The Meta-Burnout Problem
What we're seeing is meta-burnout: burnout from our burnout recovery tools. One user described their productivity app as creating "a persistent digital presence that mastered the exact tone of passive-aggressive disappointment" where "every notification becomes a gentle reminder that you're not quite enough."
Sound familiar? It should. This is exactly the internal voice that leads to burnout in the first place—the sense that you're always falling short, always need to do better, always need to optimize something about yourself.
The apps that promise to quiet that voice are actually amplifying it. They've taken the shame-based motivation tactics of productivity culture and applied them to the one area of life that should be free from them: your recovery.
The Research Shows These Features Don't Even Work
Here's the kicker: A meta-analysis of mental health apps found that gamification elements don't actually improve mental health outcomes any better than apps that don’t include gamification. The very features designed to keep you engaged—streaks, badges, leaderboards—don't make you feel better. They just make you use the app more.

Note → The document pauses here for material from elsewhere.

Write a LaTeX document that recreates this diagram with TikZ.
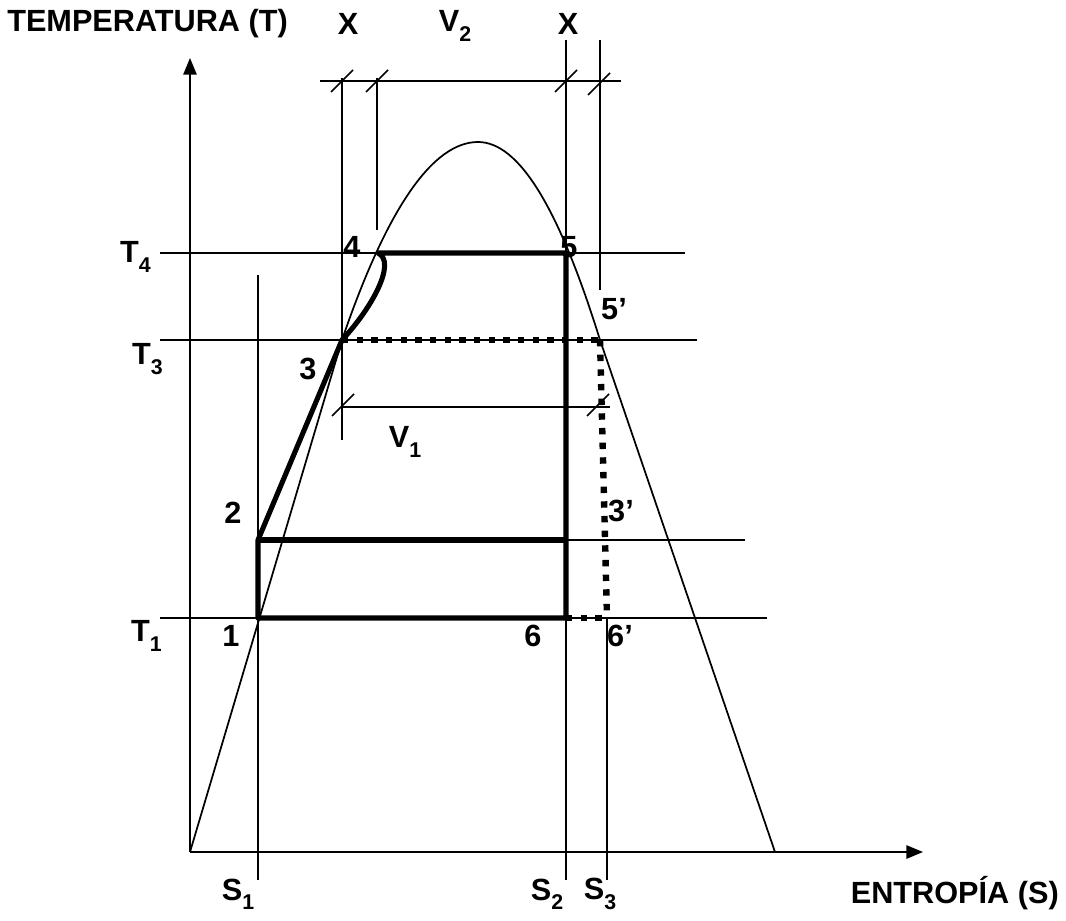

We've optimized for engagement metrics instead of healing metrics. And in doing so, we've created recovery tools that keep you in the same psychological patterns that made you sick.
The Goal Displacement Trap
Researchers have identified "goal displacement," where proxy measures replace actual goals. In wellness apps, maintaining your meditation streak becomes more important than actually feeling peaceful. Logging your mood becomes more important than actually improving it. Tracking your sleep becomes more important than actually resting well.
This is particularly insidious for people recovering from burnout, who often struggle with perfectionism and external validation seeking. The apps designed to help them heal from these patterns end up reinforcing them.
What Recovery Actually Looks Like
Real recovery from burnout requires breaking free from the optimization mindset entirely. It means:
Accepting inconsistency as human and healthy
Valuing internal experience over external metrics
Letting go of the need to track and measure everything
Finding intrinsic motivation rather than external validation
Embracing rest without productivity justification
None of these align with engagement-driven app design. A truly helpful recovery tool would probably be used less over time, not more. It would celebrate rest days, not punish them. It would help you stop tracking things, not track them better.
The Path Forward
This doesn't mean all wellness technology is harmful. Some research shows that tracking can be helpful when designed thoughtfully. But the key difference is whether the tool serves your wellbeing or whether your wellbeing serves the tool's engagement metrics.
Ask yourself: Does this app make me feel more anxious when I don't use it? Does it create shame around natural human inconsistency? Is it turning my recovery into another optimization project? If so, it might be time to recover from your recovery tools.
I know because I've fallen into this trap myself. I now find myself opening my affirmations app just to see the streak counter tick up to 108, 109, 110, and then closing it without actually reading the affirmations. I'm literally using a self-worth app to avoid doing the work of building self-worth.
The affirmation I really need isn't "I am enough" or "I am worthy"—it's "I can break my streak and still be a worthy human."
The most radical act in our optimization-obsessed culture isn't finding the perfect wellness app. It's recognizing that your worth isn't measured by any metric at all—not your productivity, not your consistency, not even your progress in healing.
Sometimes the best thing you can do for your burnout recovery is delete the app that's supposed to help you recover.